Marysville Appeal-Democrat

40% of Kaiser workers to launch three-day strike after contract expires

- Tribune News Service Mcclatchy Washington Bureau

In the Sacramento region, Kaiser workers will set up picket lines at the company’s three local medical centers at 1600 Eureka Road in Roseville, 2025 Morse Ave. in Sacramento and 6600 Bruceville Road in south Sacramento.

Roughly 40% of Kaiser Permanente workers will begin a three-day strike in seven states starting at 6 a.m. Wednesday, but company negotiator­s said they are continuing to negotiate a tentative contract.

In the Sacramento region, Kaiser workers will set up picket lines at the company’s three local medical centers at 1600 Eureka Road in Roseville, 2025 Morse Ave. in Sacramento and 6600 Bruceville Road in south Sacramento. The union contract expired Saturday.

“Kaiser executives are refusing to listen to us and are bargaining in bad faith over the solutions we need to end the Kaiser shortstaff­ing crisis,” said Jessica Cruz, a licensed vocational nurse at Kaiser Los Angeles Medical Center. “I see my patients’ frustratio­ns when I have to rush them and hurry on to my next patient. That’s not the care I want to give. We’re burning ourselves out trying to do the jobs of two or three people, and our patients suffer when they can’t get the care they need due to Kaiser’s short-staffing.”

Kaiser leaders said they reached agreement with the coalition of Kaiser Permanente Unions on four key areas — travel for continuing education, the use of temporary workers such as traveling nurses, tracking of staffing vacancies, and dispute resolution — and continued to work toward making a tentative deal.

“Despite the acute shortage of health care workers nationally, we have been able to hire more than 50,000 frontline employees in the last two years:

29,000 people in 2022, and another 22,000 so far this year,” Kaiser executives said in a statement sent to The Bee. “Included in this year’s new hires are more than 9,800 people hired into jobs represente­d by the coalition.

The Coalition of Kaiser Permanente Unions represents roughly 88,000 workers in nearly a dozen union locals. They work in many fields, including as clinical laboratory scientists, medical laboratory technician­s, optometris­ts, medical assistants, medical social workers, phlebotomi­sts, informatio­n technology workers, licensed vocational nurses, physical therapy assistants and some registered nurses.

While Kaiser members may not see picket lines outside the company’s local outpatient facilities, many of the staff are union members and will converge on Kaiser hospitals for picketing.

The two sides have not negotiated a new labor contract since before the COVID-19 pandemic began, with bargaining starting up in April.

The Kaiser unions say the pandemic worsened working conditions and exacerbate­d a healthcare staffing crisis.

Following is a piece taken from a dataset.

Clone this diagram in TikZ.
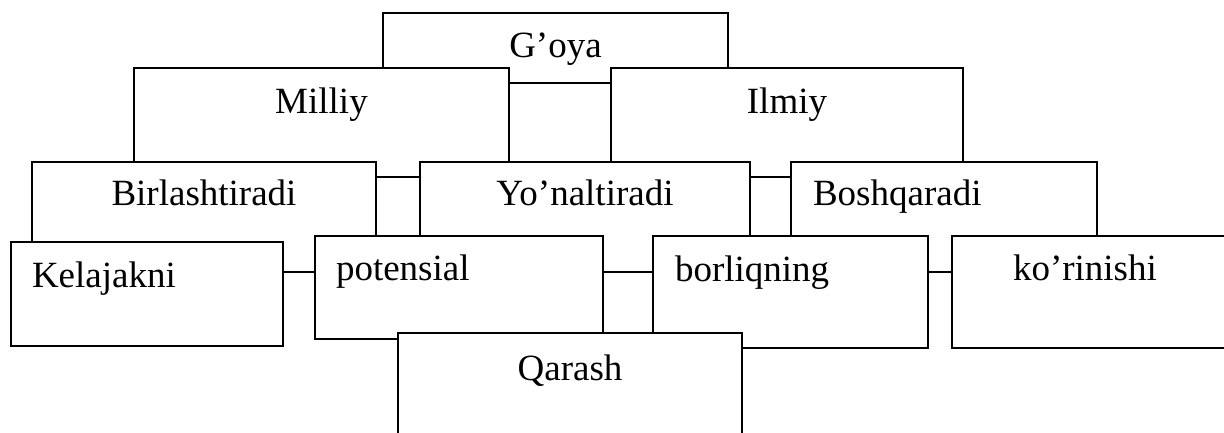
\documentclass[tikz,border=0pt]{standalone}
\usepackage{fontspec}
\setmainfont{Liberation Serif}
\tikzset{
  box/.style={draw=black, line width=1.5pt, fill=white, rectangle, inner sep=0pt, outer sep=0pt, anchor=north west},
  lbl/.style={inner sep=0pt, outer sep=0pt, font=\fontsize{37}{44}\selectfont},
}
\begin{document}
\begin{tikzpicture}[x=1pt,y=-1pt]
\useasboundingbox (0,0) rectangle (1224,433);
\clip (0,0) rectangle (1224,433);
% row 1
\node[box, minimum width=345pt, minimum height=70pt] (goya) at (383,13) {};
\node[lbl, anchor=base] (tgoya) at (555.5,58) {G’oya};
% row 2
\node[box, minimum width=375pt, minimum height=109pt] (milliy) at (134,68) {};
\node[lbl, anchor=base] (tmilliy) at (321.5,114) {Milliy};
\node[box, minimum width=352pt, minimum height=109pt] (ilmiy) at (611,68) {};
\node[lbl, anchor=base] (tilmiy) at (787,114) {Ilmiy};
% row 3
\node[box, minimum width=344pt, minimum height=110pt] (birl) at (32,162) {};
\node[lbl, anchor=base] (tbirl) at (204,205) {Birlashtiradi};
\node[box, minimum width=330pt, minimum height=110pt] (yon) at (420,162) {};
\node[lbl, anchor=base] (tyon) at (585,205) {Yo’naltiradi};
\node[box, minimum width=306pt, minimum height=110pt] (bosh) at (791,162) {};
\node[lbl, anchor=base west] (tbosh) at (813,205) {Boshqaradi};
% row 4
\node[box, minimum width=272pt, minimum height=104pt] (kel) at (11,242) {};
\node[lbl, anchor=base west] (tkel) at (32,287) {Kelajakni};
\node[box, minimum width=288pt, minimum height=103pt] (pot) at (315,236) {};
\node[lbl, anchor=base west] (tpot) at (336,280) {potensial};
\node[box, minimum width=275pt, minimum height=112pt] (bor) at (653,236) {};
\node[lbl, anchor=base west] (tbor) at (675,281) {borliqning};
\node[box, minimum width=300pt, minimum height=112pt] (kor) at (952,236) {};
\node[lbl, anchor=base west] (tkor) at (1013,280) {ko’rinishi};
% row 5
\node[box, minimum width=344pt, minimum height=130pt] (qar) at (398,333) {};
\node[lbl, anchor=base] (tqar) at (570,380) {Qarash};
\end{tikzpicture}
\end{document}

Understaff­ing is boosting Kaiser’s profits but hurting patients, union members have said. In a recent survey of 33,000 employees, two-thirds of the respondent­s said they had seen care delayed or denied due to short staffing. The coalitions have said Kaiser needs to boost minimum pay levels to attract and retain workers.

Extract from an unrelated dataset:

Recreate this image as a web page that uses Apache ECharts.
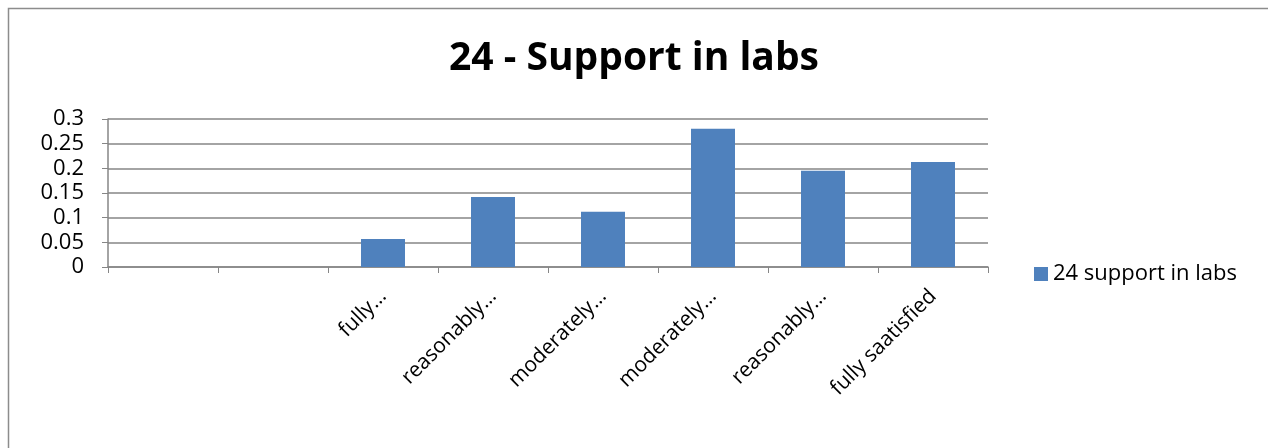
<!DOCTYPE html>
<html>
<head>
<meta charset="utf-8">
<title>24 - Support in labs</title>
<script src="https://cdn.jsdelivr.net/npm/echarts@6/dist/echarts.min.js"></script>
<style>
  html, body { margin: 0; padding: 0; background: #fff; }
  #chart { width: 1268px; height: 448px; }
</style>
</head>
<body>
<div id="chart"></div>
<script>
// data
const categories = ['', '', 'fully…', 'reasonably…', 'moderately…', 'moderately…', 'reasonably…', 'fully saatisfied']
const supportValues = [0, 0, 0.057, 0.142, 0.112, 0.28, 0.195, 0.213]
const seriesName = '24 support in labs'
const titleText = '24 - Support in labs'

const font = '"Open Sans", "Liberation Sans", sans-serif'
const gridColor = '#868686'

const myChart = echarts.init(document.getElementById('chart'), null, { renderer: 'canvas' })

const option = {
  animation: false,
  backgroundColor: '#fff',
  // outer chart border (right and bottom edges fall outside the picture)
  graphic: [
    {
      type: 'rect',
      shape: { x: 8.5, y: 8.5, width: 1300, height: 500 },
      style: { fill: 'none', stroke: '#8c8c8c', lineWidth: 1.5 },
      silent: true
    }
  ],
  title: {
    text: titleText,
    left: 'center',
    top: 34,
    textStyle: { fontFamily: font, fontSize: 39, fontWeight: 'bold', color: '#000' }
  },
  legend: {
    left: 1029,
    top: 258,
    itemWidth: 14,
    itemHeight: 14,
    icon: 'rect',
    itemGap: 6,
    textStyle: { fontFamily: font, fontSize: 22, color: '#000' },
    data: [seriesName]
  },
  grid: {
    left: 108,
    right: 280,
    top: 119,
    bottom: 181,
    containLabel: false
  },
  xAxis: {
    type: 'category',
    data: categories,
    axisLine: { lineStyle: { color: gridColor, width: 1.5 } },
    axisTick: { show: true, alignWithLabel: false, length: 6, lineStyle: { color: gridColor } },
    axisLabel: {
      interval: 0,
      rotate: 45,
      margin: 26,
      fontFamily: font,
      fontSize: 21,
      color: '#000'
    }
  },
  yAxis: {
    type: 'value',
    min: 0,
    max: 0.3,
    interval: 0.05,
    axisLine: { show: true, lineStyle: { color: gridColor, width: 1.5 } },
    axisTick: { show: true, length: 6, lineStyle: { color: gridColor } },
    splitLine: { show: true, lineStyle: { color: gridColor, width: 1.5 } },
    axisLabel: {
      margin: 24,
      fontFamily: font,
      fontSize: 22,
      color: '#000',
      lineHeight: 22,
      formatter: (v) => String(Math.round(v * 100) / 100)
    }
  },
  series: [
    {
      name: seriesName,
      type: 'bar',
      data: supportValues,
      barCategoryGap: '60%',
      itemStyle: { color: '#4f81bd' }
    }
  ]
}

myChart.setOption(option)
window.addEventListener('resize', myChart.resize)
</script>
</body>
</html>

Kaiser officials said the company leads on total compensati­on in nearly every market in which it operates. The company has proposed across-theboard wage increases; a $23 minimum wage starting in 2024 in California; and a $21 minimum wage in Washington, Oregon, Colorado, Hawaii, Virginia, Maryland, and the District of Columbia starting in 2024.

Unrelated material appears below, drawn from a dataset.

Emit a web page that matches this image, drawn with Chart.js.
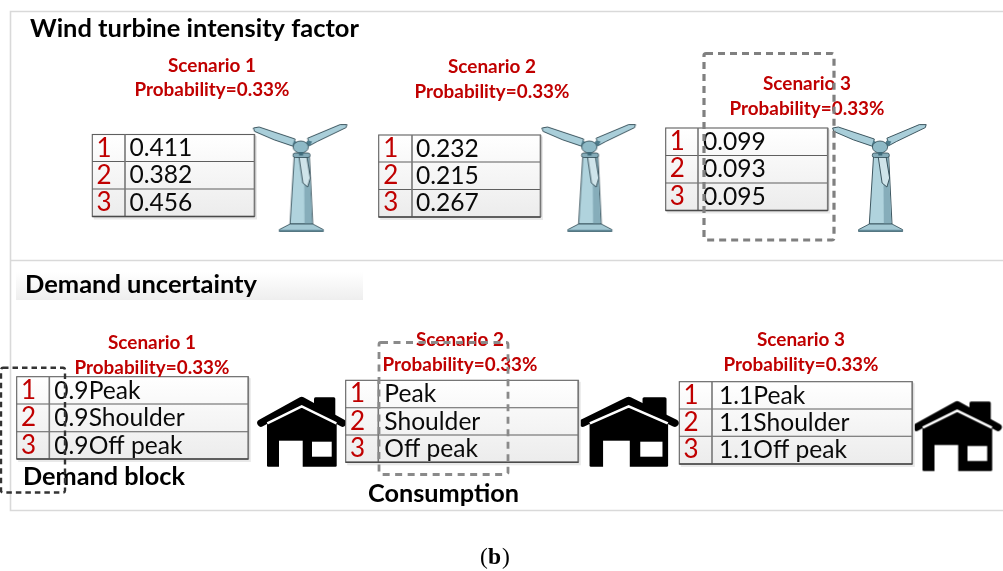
<!DOCTYPE html>
<html><head><meta charset="utf-8">
<style>html,body{margin:0;padding:0;background:#fff}canvas{display:block}</style>
<script src="https://cdn.jsdelivr.net/npm/chart.js@4"></script>
</head><body><canvas id="c" width="1003" height="571"></canvas>
<script>
// ---- values ----
const rowIds = ["1","2","3"];
const scenarioNames = ["Scenario 1","Scenario 2","Scenario 3"];
const probabilityLabel = "Probability=0.33%";
const windScenario1 = ["0.411","0.382","0.456"];
const windScenario2 = ["0.232","0.215","0.267"];
const windScenario3 = ["0.099","0.093","0.095"];
const demandScenario1 = ["0.9Peak","0.9Shoulder","0.9Off peak"];
const demandScenario2 = ["Peak","Shoulder","Off peak"];
const demandScenario3 = ["1.1Peak","1.1Shoulder","1.1Off peak"];
const windTitle = "Wind turbine intensity factor";
const demandTitle = "Demand uncertainty";
const blockLabel = "Demand block";
const consumptionLabel = "Consumption";
const captionParts = ["(","b",")"];

// ---- layout (diagram geometry, in reference pixels) ----
const turbineAnchors = [{x:300.7,y:178},{x:589.3,y:178},{x:880,y:178}];
const houseAnchors = [{x:302,y:432},{x:629,y:432},{x:957.5,y:436.3}];
const tableLayout = [
 {vals:windScenario1,x0:92.3,x1:125,x2:254.5,ys:[134.5,161.5,189,216.5],numOff:.8,tx:4.5,base:21.6},
 {vals:windScenario2,x0:378.7,x1:412,x2:540.5,ys:[135,162,189.5,217],numOff:0,tx:4,base:21.8},
 {vals:windScenario3,x0:665.7,x1:698,x2:827.7,ys:[128,155.5,183,210.5],numOff:0,tx:5,base:21.8},
 {vals:demandScenario1,x0:16.7,x1:49.3,x2:248.3,ys:[376.7,404,431.7,459],numOff:0,tx:5,base:21.8},
 {vals:demandScenario2,x0:345.7,x1:378.3,x2:578.3,ys:[380.3,407.7,435,462.3],numOff:0,tx:6,base:21.8},
 {vals:demandScenario3,x0:679.3,x1:712,x2:912.3,ys:[381.7,409,436.3,464],numOff:0,tx:7,base:21.8}
];
const headLayout = [
 {name:0,cx:212,y1:72,y2:96},{name:1,cx:492,y1:73,y2:97.5},{name:2,cx:807,y1:90,y2:115},
 {name:0,cx:152,y1:349,y2:373.7},{name:1,cx:460,y1:345.7,y2:371},{name:2,cx:801,y1:345.7,y2:371}
];
const dashLayout = [
 {x0:704,x1:834,y0:53.5,y1:240,c:"#808080",w:3.2,d:[7,5]},
 {x0:379,x1:508,y0:342.5,y1:474.5,c:"#8a8a8a",w:2.8,d:[7,5.5]},
 {x0:1,x1:65,y0:367.8,y1:492.5,c:"#333333",w:2.4,d:[5.5,4]}
];

const SANS = 'Lato, "Open Sans", sans-serif';
const RED = "#c00000";

function makeTurbine(){
  const cv=document.createElement("canvas");cv.width=100;cv.height=116;
  const g=cv.getContext("2d");g.translate(-250.7,-120);
  const poly=(pts,fill,stroke,w)=>{g.beginPath();pts.forEach((p,i)=>i?g.lineTo(p[0],p[1]):g.moveTo(p[0],p[1]));g.closePath();
    if(fill){g.fillStyle=fill;g.fill();} if(stroke){g.strokeStyle=stroke;g.lineWidth=w||0.8;g.stroke();}};
  const dark="#2c4650";
  // tower
  poly([[294.3,155],[309.3,155],[312.7,224],[290,224]],"#b0d3dd",dark,.9);
  poly([[304,157],[309,157],[312,223.5],[304.5,223.5]],"#86adba");
  // base
  poly([[290,224],[312.7,224],[323.3,229.6],[323.3,231.5],[279.3,231.5],[279.3,229.6]],"#a4c9d4",dark,.8);
  poly([[279.3,229.8],[323.3,229.8],[323.3,231.5],[279.3,231.5]],"#5f8796");
  // blades
  poly([[253.3,128],[259,127],[295,139],[293.5,146.4],[274,139.8],[254.5,131.4]],"#a9ced9",dark,.9);
  poly([[346.9,124.6],[346,127.6],[317,141.6],[310,145.4],[307.6,138.2],[340,124.6]],"#a9ced9",dark,.9);
  poly([[298.5,154],[302.8,183],[307.6,187],[310.3,178],[306.5,155]],"#cfe4ea",dark,.9);
  // collar and hub
  g.fillStyle="#86adba";g.strokeStyle=dark;g.lineWidth=.8;
  g.beginPath();g.roundRect(293,153,17,4.5,2);g.fill();g.stroke();
  poly([[294,140.5],[298.5,143],[296,147],[292.5,145]],"#4d7b8b");
  poly([[307.5,140.5],[312,141.5],[309.5,146.5],[305,144]],"#4d7b8b");
  g.beginPath();g.ellipse(300.7,147,7.6,6,0,0,Math.PI*2);g.fillStyle="#8fbac7";g.fill();g.stroke();
  g.fillStyle="#3f6b7a";g.fillRect(299,152,4,3.5);
  return cv;
}
function makeHouse(s){
  const w=Math.ceil(94*s);
  const cv=document.createElement("canvas");cv.width=w;cv.height=76;
  const g=cv.getContext("2d");g.translate(w/2,38);g.scale(s,1);g.translate(-302,-432);
  g.fillStyle="#000";
  g.beginPath();g.roundRect(314,397.3,21.3,22,1.5);g.fill();
  g.strokeStyle="#000";g.lineWidth=7.6;g.lineCap="round";g.lineJoin="round";
  g.beginPath();g.moveTo(261,423);g.lineTo(301.7,400.5);g.lineTo(342.5,423);g.stroke();
  g.beginPath();g.moveTo(267,424);g.lineTo(301.7,404);g.lineTo(336.7,424);g.lineTo(336.7,465.5);
  g.quadraticCurveTo(336.7,466.7,335.5,466.7);g.lineTo(268.2,466.7);g.quadraticCurveTo(267,466.7,267,465.5);g.closePath();g.fill();
  g.strokeStyle="#fff";g.lineWidth=2.4;g.lineCap="butt";g.lineJoin="miter";
  g.beginPath();g.moveTo(267.3,423.4);g.lineTo(301.7,406.4);g.lineTo(336.4,423.4);g.stroke();
  g.fillStyle="#fff";
  g.fillRect(279,440.7,23.7,27);
  g.fillRect(312,441.7,19.7,15);
  return cv;
}

const diagram = {
  id:"diagram",
  beforeDatasetsDraw(chart){
    const c=chart.ctx,X=v=>chart.scales.x.getPixelForValue(v),Y=v=>chart.scales.y.getPixelForValue(v);
    c.save();
    c.fillStyle="#fff";c.fillRect(0,0,1003,571);
    // panels
    c.strokeStyle="#d9d9d9";c.lineWidth=1.6;
    c.beginPath();c.moveTo(X(1003),Y(11.5));c.lineTo(X(10.5),Y(11.5));c.lineTo(X(10.5),Y(510.5));c.lineTo(X(1003),Y(510.5));
    c.moveTo(X(10.5),Y(260.5));c.lineTo(X(1003),Y(260.5));c.stroke();
    // demand band
    const gr=c.createLinearGradient(0,Y(272),0,Y(300));gr.addColorStop(0,"#ffffff");gr.addColorStop(1,"#eeeeee");
    c.fillStyle=gr;c.fillRect(X(16),Y(272),X(363)-X(16),Y(300)-Y(272));
    c.restore();
  },
  afterDatasetsDraw(chart){
    const c=chart.ctx,X=v=>chart.scales.x.getPixelForValue(v),Y=v=>chart.scales.y.getPixelForValue(v);
    const text=(s,x,y,font,col,al,mw)=>{c.font=font;c.fillStyle=col;c.textAlign=al||"left";c.textBaseline="alphabetic";
      if(mw)c.fillText(s,X(x),Y(y),mw);else c.fillText(s,X(x),Y(y));};
    c.save();
    // tables
    tableLayout.forEach(t=>{
      const top=Y(t.ys[0]),bot=Y(t.ys[3]);
      c.fillStyle="#e9e9e9";c.fillRect(X(t.x0)+1.5,top+1.5,X(t.x2)-X(t.x0)+1,bot-top+1.5);
      const g=c.createLinearGradient(0,top,0,bot);g.addColorStop(0,"#ffffff");g.addColorStop(1,"#ececec");
      c.fillStyle=g;c.fillRect(X(t.x0),top,X(t.x2)-X(t.x0),bot-top);
      c.strokeStyle="#5f5f5f";c.lineWidth=1.1;
      c.strokeRect(X(t.x0),top,X(t.x2)-X(t.x0),bot-top);
      c.beginPath();
      c.moveTo(X(t.x0),Y(t.ys[1]));c.lineTo(X(t.x2),Y(t.ys[1]));
      c.moveTo(X(t.x0),Y(t.ys[2]));c.lineTo(X(t.x2),Y(t.ys[2]));c.stroke();
      c.lineWidth=1.6;c.strokeStyle="#777";
      c.beginPath();c.moveTo(X(t.x1),top);c.lineTo(X(t.x1),bot);c.moveTo(X(t.x2),top);c.lineTo(X(t.x2),bot);c.stroke();
      c.strokeStyle="#4a4a4a";c.lineWidth=1.6;c.beginPath();c.moveTo(X(t.x0),bot);c.lineTo(X(t.x2),bot);c.stroke();
      rowIds.forEach((id,i)=>{
        text(id,(t.x0+t.x1)/2-4.5,t.ys[i]+t.base+t.numOff,"26px "+SANS,RED,"center");
        text(t.vals[i],t.x1+t.tx,t.ys[i]+t.base,"24.6px "+SANS,"#0a0a0a","left");
      });
    });
    // scenario headers
    headLayout.forEach(h=>{
      text(scenarioNames[h.name],h.cx,h.y1,"bold 19px "+SANS,RED,"center",88);
      text(probabilityLabel,h.cx,h.y2,"bold 19px "+SANS,RED,"center",155);
    });
    // titles
    text(windTitle,30,37,"bold 25.5px "+SANS,"#000","left",329);
    text(demandTitle,25,293,"bold 25.5px "+SANS,"#000","left",232);
    text(blockLabel,23,484.5,"bold 25.3px "+SANS,"#000","left",162);
    text(consumptionLabel,368,501.5,"bold 25.3px "+SANS,"#000","left",151);
    // caption
    const capFont='23.5px "Liberation Serif", serif';
    text(captionParts[0],480,564,capFont,"#000");
    text(captionParts[1],488,564,'bold 23.5px "Liberation Serif", serif',"#000");
    text(captionParts[2],502,564,capFont,"#000");
    // dashed call-outs
    dashLayout.forEach(d=>{
      c.strokeStyle=d.c;c.lineWidth=d.w;c.setLineDash(d.d);c.lineCap="butt";
      c.beginPath();c.roundRect(X(d.x0),Y(d.y0),X(d.x1)-X(d.x0),Y(d.y1)-Y(d.y0),2);c.stroke();
    });
    c.restore();
  }
};

const houseNormal = makeHouse(1), houseWide = makeHouse(1.127);
new Chart(document.getElementById("c"),{
  type:"scatter",
  data:{datasets:[
    {label:"Wind turbines",data:turbineAnchors,pointStyle:makeTurbine(),pointRadius:50,pointHoverRadius:50,clip:false},
    {label:"Houses",data:houseAnchors,pointStyle:[houseNormal,houseWide,houseNormal],pointRadius:47,pointHoverRadius:47,clip:false}
  ]},
  options:{
    responsive:false,animation:false,
    layout:{padding:0,autoPadding:false},
    plugins:{legend:{display:false},tooltip:{enabled:false},title:{display:false}},
    scales:{
      x:{type:"linear",min:0,max:1003,display:false},
      y:{type:"linear",min:0,max:571,reverse:true,display:false}
    }
  },
  plugins:[diagram]
});
</script></body></html>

Leaders of the health care giant also noted that Kaiser’s attrition rate of 7% is about a third of the industry average and that it continues to fall, stressing that these achievemen­ts are possible because job applicants consider Kaiser to be a leading health care employer.

“Kaiser Permanente and the Coalition agreed in April to a goal of hiring 10,000 new people for Coalition-represente­d jobs by the end of 2023,” company leaders said in their statement. “We expect to reach the 10,000 new hire goal by the end of October, if not sooner, and we won’t stop there. We are committed to addressing every area of staffing that is still challengin­g.”

The coalition also has filed a dozen charges of unfair labor practices against Kaiser with the National Labor Relations Board. Among the allegation­s, the unions has said that Kaiser has not provided regional operating margins and other informatio­n that would assist in evaluating mandatory bargaining issues and that company negotiator­s tried to force the coalition to limit the size of its bargaining team.

Under federal regulation­s, the union is required to give the company a 10-day notice of a strike to allow the company to come up with a contingenc­y plan to continue to serve patients. Kaiser said it had ensured that members would continue to receive safe, high-quality care for the duration of the strike.

Hospitals and emergency department­s will remain open, Kaiser leaders assured, and informatio­n on appointmen­ts and pharmaceut­icals can be found at kp.org.